In Lixian county, Gansu province, the top of a mountain was deliberately flattened, and a ceremonial structure was built. Many centuries later, this 28,000-square-meter terrace was dubbed by locals as Sijiaoping, which means "a quadrangle plain".

From 2020 to 2022, a joint archaeological team led by Gansu Provincial Institute of Cultural Relics and Archaeology and Shanghai-based Fudan University, through excavations on Sijiaoping site, unveiled this exceptional chapter of the past that had previously been missing from historical documentation.

As Hou Hongwei, an associate researcher with the Gansu institute, briefed media at Wednesday's news conference, in association with the National Cultural Heritage Administration, he explained that outer walls made of rammed earth were found surrounding the terrace, and a large number of earthen architectural ruins were also excavated within the site.

"We found an earthen terrace in the center, which was surrounded by auxiliary structures in four corners," he said. "The basic layout of this complex is symmetrical.

"We can clarify that there was a three-tier structure within the compound," he explained. "That indicates the rigid ritual system."

A brick and a tile (pictured) with decorative patterns are among structural components discovered at the site. [Photo provided to China Daily]

Unearthed tiles helped archaeologists to confirm its age — around the time when the Qin state conquered other rival states and united China. Bricks, ceramic pipes, and other structural components were also discovered, enriching experts' understanding of the structure.

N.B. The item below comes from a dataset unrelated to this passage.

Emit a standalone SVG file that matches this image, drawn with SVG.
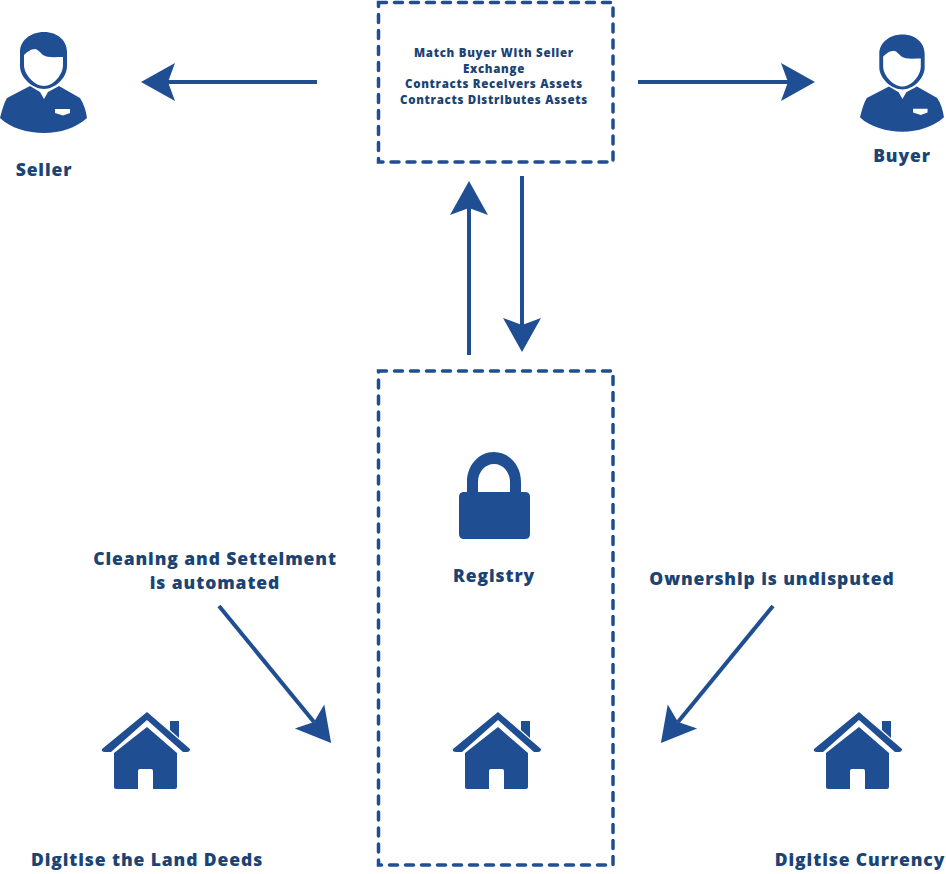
<svg xmlns="http://www.w3.org/2000/svg" width="946" height="874" viewBox="0 0 946 874">
<style>
.box{fill:none;stroke:#1f4e93;stroke-width:3.5;stroke-dasharray:8 8;stroke-linecap:round}
.line{fill:none;stroke:#1f4e93;stroke-width:4;marker-end:url(#head)}
.ic{fill:#1f4e93}
text{font-family:"Open Sans","Liberation Sans",sans-serif;font-weight:800;fill:#1b4373;text-anchor:middle;font-size:17.5px;letter-spacing:.9px}
.sm{font-size:11.5px;letter-spacing:.7px}
</style>
<defs>
<marker id="head" markerUnits="userSpaceOnUse" markerWidth="36" markerHeight="40" viewBox="0 0 36 40" refX="7" refY="20" orient="auto">
<path d="M0 1L34 20L0 39L7 20Z" fill="#1f4e93"/>
</marker>
<g id="house">
<path class="ic" d="M498 712L541 749Q541 752 538 752L534 752L498 720L462 752L456 752Q452 752 453 749Z"/>
<path class="ic" d="M521 721H530V738L521 730Z"/>
<path class="ic" d="M498 727L528 753V787Q528 789 526 789H504V771Q504 769 502 769H491Q489 769 489 771V789H467Q465 789 465 787V753Z"/>
</g>
<g id="person">
<path class="ic" fill-rule="evenodd" d="M44 32C58 32 67 41 67 52V66C67 78 55 89 44 89C33 89 20 78 20 66V52C20 41 30 32 44 32ZM24 55V65C24 75 35 86 44 86C53 86 63 75 63 65V57C55 57 47 58 43 55C40 52 37 49 35 49C31 49 27 52 24 55Z"/>
<path class="ic" fill-rule="evenodd" d="M30 86L40 92L44 99L48 92L59 86L80 98C84 104 86 111 87 118C76 128 60 133 44 133C28 133 10 128 0 118C2 110 4 103 7 98ZM55 109H70V113L63 115.500L55 113Z"/>
</g>
</defs>
<g id="connectors">
<path class="line" d="M317 82H168"/>
<path class="line" d="M638 82H788"/>
<path class="line" d="M469 355V208"/>
<path class="line" d="M522 176V325"/>
<path class="line" d="M219 606L314 722"/>
<path class="line" d="M773 606L678 722"/>
</g>
<g id="exchange"><rect class="box" x="378.500" y="2.500" width="234.500" height="159.500"/>
<text class="sm" x="494" y="57">Match Buyer With Seller</text>
<text class="sm" x="494" y="72.700">Exchange</text>
<text class="sm" x="494" y="88.400">Contracts Receivers Assets</text>
<text class="sm" x="494" y="104.100">Contracts Distributes Assets</text></g>
<g id="registry-box"><rect class="box" x="378.500" y="371" width="234.500" height="494"/></g>
<g id="seller"><use href="#person"/><text x="44" y="176">Seller</text></g>
<g id="buyer"><use href="#person" transform="translate(860 3.500) scale(.965)"/><text x="902" y="162">Buyer</text></g>
<g id="registry">
<path class="ic" fill-rule="evenodd" d="M467 492V482C467 465 479 452 494 452C509 452 521 465 521 482V492H525Q530 492 530 497V534Q530 539 525 539H464Q459 539 459 534V497Q459 492 464 492ZM478 492H510V482C510 472 503 464 494 464C485 464 478 472 478 482Z"/>
<text x="494" y="582">Registry</text></g>
<g id="land-deeds"><use href="#house" x="-351"/><text x="147" y="866">Digitise the Land Deeds</text></g>
<g id="registry-house"><use href="#house"/></g>
<g id="currency"><use href="#house" x="361"/><text x="860" y="866">Digitise Currency</text></g>
<g id="clearing"><text x="215" y="565">Cleaning and Settelment</text><text x="215" y="589">is automated</text></g>
<g id="ownership"><text x="772" y="585">Ownership is undisputed</text></g>
</svg>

"An architectural complex of such a large scale and unique layout has rarely been seen in previous archaeological findings," Hou said. "It would have been a key ceremonial structure during the time of Qin empire. It marks a united country with a centralized power."

The area that is present-day Lixian county witnessed the rise of the Qin state as a ruling power amid chaotic conflicts among numerous vassal states during the Spring and Autumn (770-476 BC) and Warring States (475-221 BC) periods. Before the political center of the Qin state was moved eastward to present-day Shaanxi province, the eastern part of Gansu province was where generations of its rulers lived.

In the 1990s, the stunning discovery of Lixian's Dabuzishan site, a complex of Qin-state mausoleums, offered even greater insight into the history. The gold decorative fillets unearthed from the site became the signature artifacts that demonstrated the wealth and social prosperity of the Qin Dynasty.

A key, nationwide academic project was launched in 2004 to decode early-stage Qin culture and its relation with nomadic ethnic groups to the west through archaeological studies. Including Dabuzishan and Sijiaoping, the sites in Lixian have become pivotal to the project.

"The early national-level sacrificial ceremonies are a crucial part of our studies," Hou said.

A brick (pictured) and a tile with decorative patterns are among structural components discovered at the site. [Photo provided to China Daily]

In 2009, some local museum staff noticed scattered structural components in the area around the Sijiaoping site, and the ruins were first found in 2019, before further scientific excavations were carried out over the past few years.

According to Hou, studies of historical documents showed that Qinshihuang once traveled westward from the imperial capital city of Xianyang (in what is today's Shaanxi province) shortly after he united the country.

"Being where his ancestors had lived, Lixian was on his route," Hou explained. "So the new findings could probably indicate that it was a place for him to hold sacrificial ceremonies at that time."

"The architectural ruins show high-level building techniques and a rigid format," said Zhu Yanshi, deputy director of the Institute of Archaeology, the Chinese Academy of Social Sciences. "Its drainage system also tells us that, like other Qin royal constructions, the place was very well designed.

"Comparative studies with other sites may show how formats of largescale ceremonial structures evolved in the early years, when a centralized dynasty was first established."